Let $\mathcal{G}=\left\{G \subseteq \mathbb{R}^{+}_0 \mid G\right.$ denumerable or $\bar{G}$ denumerable $\}$ and $f: \mathbb{R}^{+} \longrightarrow(0,1): x \mapsto \begin{cases}\exp (-x) & \text {} x \text { rational } \\ 0 & \text { else }\end{cases}$
I am wondering if the function $f$ is $\mathcal{G}-\mathcal{B}((0,1))$ measurable, because as the $exp(-x)$ is continuous and $\mathbb Q$ is denumerable, normally all $f^{-1}\left(\mathcal{\mathcal{B}((0,1)}\right) \subset \mathcal{G}$ for the exponential function, but I am lacking the final idea to finish the proof.
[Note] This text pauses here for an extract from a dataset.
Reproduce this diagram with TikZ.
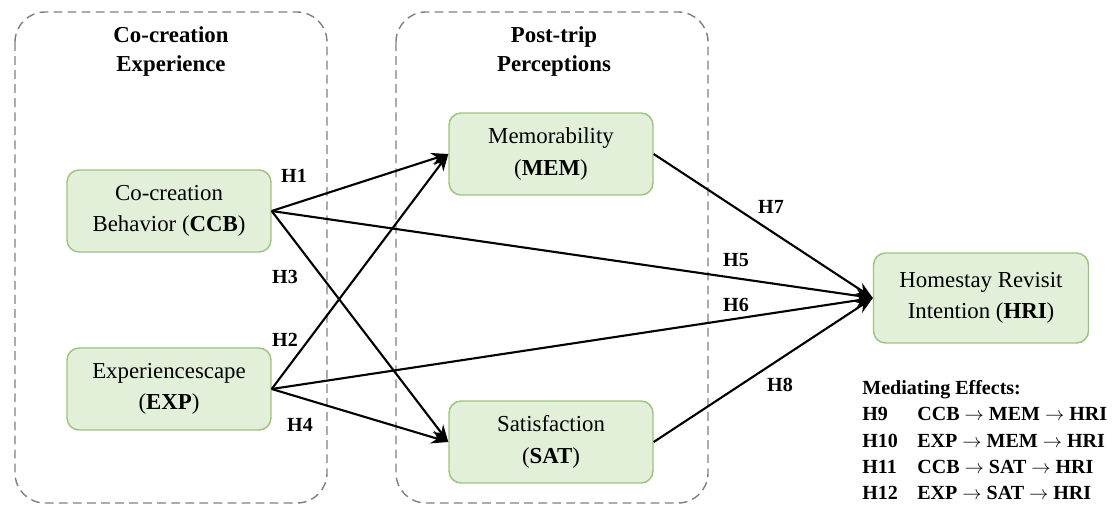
\documentclass[tikz,border=0pt]{standalone}
\usepackage{fontspec}
\setmainfont{LiberationSerif}[Extension=.ttf,UprightFont=*-Regular,BoldFont=*-Bold]
\usetikzlibrary{arrows.meta}
\definecolor{boxfill}{HTML}{E2EFD9}
\definecolor{boxline}{HTML}{9DC27D}
\definecolor{grpline}{HTML}{7F7F7F}

\begin{document}
\begin{tikzpicture}
[x=0.02cm,y=-0.02cm,%
  construct/.style={rectangle,rounded corners=0.24cm,draw=boxline,fill=boxfill,line width=0.8pt,%
    minimum width=4.08cm,minimum height=1.64cm,align=center,inner sep=2pt,%
    font=\fontsize{13}{18}\selectfont},%
  group/.style={draw=grpline,dashed,dash pattern=on 5pt off 3pt,line width=0.8pt,rounded corners=0.6cm},%
  grouptitle/.style={align=center,font=\fontsize{13}{16.5}\selectfont\bfseries},%
  path/.style={-{Stealth[length=0.34cm,width=0.26cm]},line width=1.2pt,black},%
  hyp/.style={font=\fontsize{11.4}{13}\selectfont\bfseries,inner sep=0pt},%
  medtext/.style={anchor=base west,inner sep=0pt,font=\fontsize{11.4}{13}\selectfont\bfseries}]
\useasboundingbox (0,0) rectangle (1118,517);
% dashed groups
\draw[group] (15,12) rectangle (327,503);
\draw[group] (396,12) rectangle (708,503);
\node[grouptitle] (ttlA) at (171,52) {Co-creation\\Experience};
\node[grouptitle] (ttlB) at (554,52) {Post-trip\\Perceptions};
% constructs
\node[construct] (CCB) at (169,211) {Co-creation\\Behavior (\textbf{CCB})};
\node[construct] (EXP) at (169,389) {Experiencescape\\(\textbf{EXP})};
\node[construct] (MEM) at (551,154) {Memorability\\(\textbf{MEM})};
\node[construct] (SAT) at (551,442) {Satisfaction\\(\textbf{SAT})};
\node[construct,minimum width=4.3cm,minimum height=1.8cm] (HRI) at (981,298)
  {Homestay Revisit\\Intention (\textbf{HRI})};
% paths
\draw[path] (CCB.east) -- (MEM.west);
\draw[path] (CCB.east) -- (SAT.west);
\draw[path] (CCB.east) -- (HRI.west);
\draw[path] (EXP.east) -- (MEM.west);
\draw[path] (EXP.east) -- (SAT.west);
\draw[path] (EXP.east) -- (HRI.west);
\draw[path] (MEM.east) -- (HRI.west);
\draw[path] (SAT.east) -- (HRI.west);
% hypothesis labels
\node[hyp] (h1) at (294,176) {H1};
\node[hyp] (h2) at (285,340) {H2};
\node[hyp] (h3) at (285,277) {H3};
\node[hyp] (h4) at (300,425) {H4};
\node[hyp] (h5) at (736,260) {H5};
\node[hyp] (h6) at (736,305) {H6};
\node[hyp] (h7) at (771,207) {H7};
\node[hyp] (h8) at (780,385) {H8};
% mediating effects
\node[medtext] (medA) at (862,394) {Mediating Effects:};
\node[medtext] (m9) at (862,420) {H9};
\node[medtext] (m9t) at (917,420) {CCB $\rightarrow$ MEM $\rightarrow$ HRI};
\node[medtext] (m10) at (862,447) {H10};
\node[medtext] (m10t) at (917,447) {EXP $\rightarrow$ MEM $\rightarrow$ HRI};
\node[medtext] (m11) at (862,473) {H11};
\node[medtext] (m11t) at (917,473) {CCB $\rightarrow$ SAT $\rightarrow$ HRI};
\node[medtext] (m12) at (862,499) {H12};
\node[medtext] (m12t) at (917,499) {EXP $\rightarrow$ SAT $\rightarrow$ HRI};
\end{tikzpicture}
\end{document}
My idea was to use the following: As $\mathcal{B}((0,1))$ is created by $\sigma(\mathcal{E})$ with $\mathcal{E}= (0,1)$ then we can use $\mathcal{E}$ to proof that $$ f^{-1}(\mathcal{E}) \subset \mathcal{G} $$ Any help is much appreciated.
For any set $E$ the inverse image $g^{-1}(E)$ is the union of the set of all irrational numbers and a countable set or a subset of the set of rational numbers (depending on whether $0 \in E$ or not). Hence, $g$ is measurable.